There is a whole library of pamphlets, books, and orations produced to prove that fascism was caused by the Treaty of Versailles or by the greed or stupidity of Britain and France, or by the ingrown wickedness of the German or the supine flabbiness of the Italian, by anti-Semitism or munitions profiteers, by the conspiracies of business magnates or the rising hatred of the free world of the scholar. Yet fascism grew up in Italy without any push from anti-Semitism and it flourished there before it did in Germany, which is supposed to be the peculiar victim of Versailles. It has made its appearance in Greece and the Slavic Balkans as well as in "Nordic" Germany and Latin Italy and in Portugal where there were no munitions magnates to stir the broth.
You may hear any day angry discussions of the course of events in Washington. You will hear ardent New Dealers assert that the government is building a great buttress around the crumbling walls of democracy. Others tell you, with equal assurance, that the order being fashioned there is obviously National Socialism, while still others are quite as sure that it is communistic. Certainly it cannot be all these things. It is, I fear, reasonably certain that most of those who damn the present Washington regime look upon it as Red — and take Mr. Dies's revelations of the number of Communist Party members and fellow travelers who have penetrated the bureaus as evidence that we are on our way to bolshevism.

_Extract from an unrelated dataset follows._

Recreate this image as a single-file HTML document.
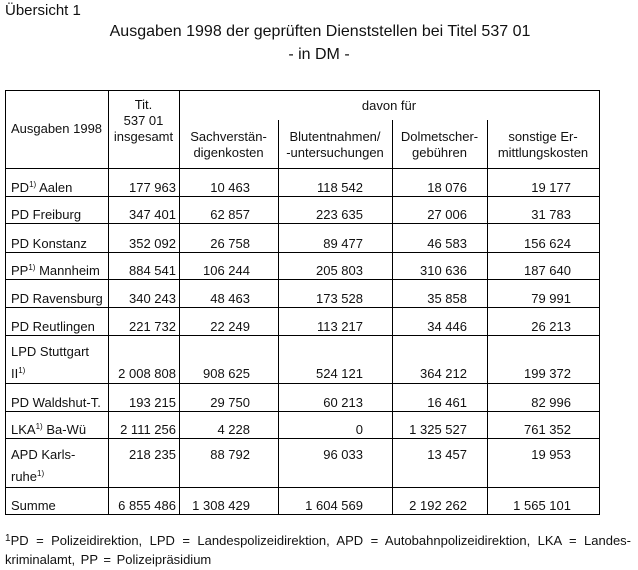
<!DOCTYPE html>
<html><head><meta charset="utf-8">
<style>
html,body{margin:0;padding:0;background:#fff;}
body{width:638px;height:570px;position:relative;overflow:hidden;font-family:"Liberation Sans",Arial,sans-serif;color:#111;font-size:13px;}
.t{position:absolute;white-space:nowrap;line-height:16px;height:16px;}
.r{text-align:right;}
.c{text-align:center;}
.h{position:absolute;height:1px;background:#000;}
.v{position:absolute;width:1px;background:#000;}
sup{font-size:8px;vertical-align:baseline;position:relative;top:-5px;line-height:0;}
</style></head>
<body>
<div class="t" style="left:5px;top:3px;font-size:15px;">Übersicht 1</div>
<div class="t c" style="left:0;width:640px;top:24px;font-size:16px;">Ausgaben 1998 der geprüften Dienststellen bei Titel 537 01</div>
<div class="t c" style="left:0;width:638px;top:47px;font-size:16px;">- in DM -</div>

<div id="tbl"></div>

<div class="t" style="left:5px;top:533px;width:626px;text-align:justify;text-align-last:justify;"><sup style="font-size:10px;top:-4px;">1</sup>PD = Polizeidirektion, LPD = Landespolizeidirektion, APD = Autobahnpolizeidirektion, LKA = Landes-</div>
<div class="t" style="left:5px;top:552px;word-spacing:2px;">kriminalamt, PP = Polizeipräsidium</div>

<script>
const rowLabels = ["PD<sup>1)</sup> Aalen","PD Freiburg","PD Konstanz","PP<sup>1)</sup> Mannheim","PD Ravensburg","PD Reutlingen","LPD Stuttgart<br>II<sup>1)</sup>","PD Waldshut-T.","LKA<sup>1)</sup> Ba-Wü","APD Karls-<br>ruhe<sup>1)</sup>","Summe"];
const totalValues = ["177 963","347 401","352 092","884 541","340 243","221 732","2 008 808","193 215","2 111 256","218 235","6 855 486"];
const expertValues = ["10 463","62 857","26 758","106 244","48 463","22 249","908 625","29 750","4 228","88 792","1 308 429"];
const bloodValues = ["118 542","223 635","89 477","205 803","173 528","113 217","524 121","60 213","0","96 033","1 604 569"];
const interpValues = ["18 076","27 006","46 583","310 636","35 858","34 446","364 212","16 461","1 325 527","13 457","2 192 262"];
const otherValues = ["19 177","31 783","156 624","187 640","79 991","26 213","199 372","82 996","761 352","19 953","1 565 101"];

const tbl = document.getElementById('tbl');
const rowBottoms = [196,223,252,279,307,335,383,411,438,487,514];
const colRights = [176,250,363,467,571];
function add(cls, style, html){
  const d = document.createElement('div');
  d.className = cls; d.style.cssText = style; if(html!==undefined) d.innerHTML = html;
  tbl.appendChild(d); return d;
}
let e;
e = add('h','left:5px;top:90px;width:595px;');


e = add('h','left:5px;top:168px;width:595px;');


rowBottoms.forEach(y=>{
  const l = add('h','left:5px;top:'+y+'px;width:595px;');
  
  
});
[[5,90],[108,90],[179,90],[278,120],[392,120],[487,120],[599,90]].forEach(p=>{
  const l = add('v','left:'+p[0]+'px;top:'+p[1]+'px;height:'+(515-p[1])+'px;');
  
  
});
const hdr = [
  [5,103,121,"Ausgaben 1998"],
  [108,71,97,"Tit.<br>537 01<br>insgesamt"],
  [179,420,98,"davon für"],
  [179,99,129,"Sachverstän-<br>digenkosten"],
  [278,114,129,"Blutentnahmen/<br>-untersuchungen"],
  [392,95,129,"Dolmetscher-<br>gebühren"],
  [487,112,129,"sonstige Er-<br>mittlungskosten"]
];
hdr.forEach(h=>{
  const d = add('t c','left:'+h[0]+'px;width:'+h[1]+'px;top:'+h[2]+'px;height:auto;line-height:16px;', h[3]);
  
  
});
const cols = [totalValues, expertValues, bloodValues, interpValues, otherValues];
rowLabels.forEach((lab,i)=>{
  const b = rowBottoms[i];
  let labTop, numTop;
  if(lab.indexOf('<br>')>=0){
    if(i===6){ labTop = b-42; numTop = b-17; }
    else { labTop = b-43; numTop = b-40; }
  } else { labTop = b-16; numTop = b-16; }
  const d = add('t','left:11px;top:'+labTop+'px;height:auto;line-height:22px;', lab);
  
  
  if(lab.indexOf('<br>')<0){ d.style.lineHeight='16px'; }
  cols.forEach((arr,c)=>{
    const n = add('t r','left:'+(colRights[c]-100)+'px;width:100px;top:'+numTop+'px;', arr[i]);
    
    
  });
});
</script>
</body></html>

The fears of these critics are very much alive, and they grow in virulence. Yet we cannot afford to be in doubt about the real meaning and direction of our policies.
If we have any doubt, therefore, about what fascism is we would do well to resolve them. And the best way to do that is to examine it in the land where it began. If we will look at it in Italy, how it arose, what produced it, and what it in turn created as a system of national life, we cannot possibly be in doubt about what it is. It was in Italy where it was first established, where it reached its full flower and had its longest experience. If we will look at it there we can isolate its essential elements. And when we do this we will perceive that its roots run deep and long through the very structure of that society, that they are roots not indigenous to Italy but are to be found in all Western societies.
What follows, therefore, is not a history of fascism or the story of Mussolini's rise to power, but rather a search for the elements of this outrageous growth in order to make a list of those elements that must be united to produce it in America.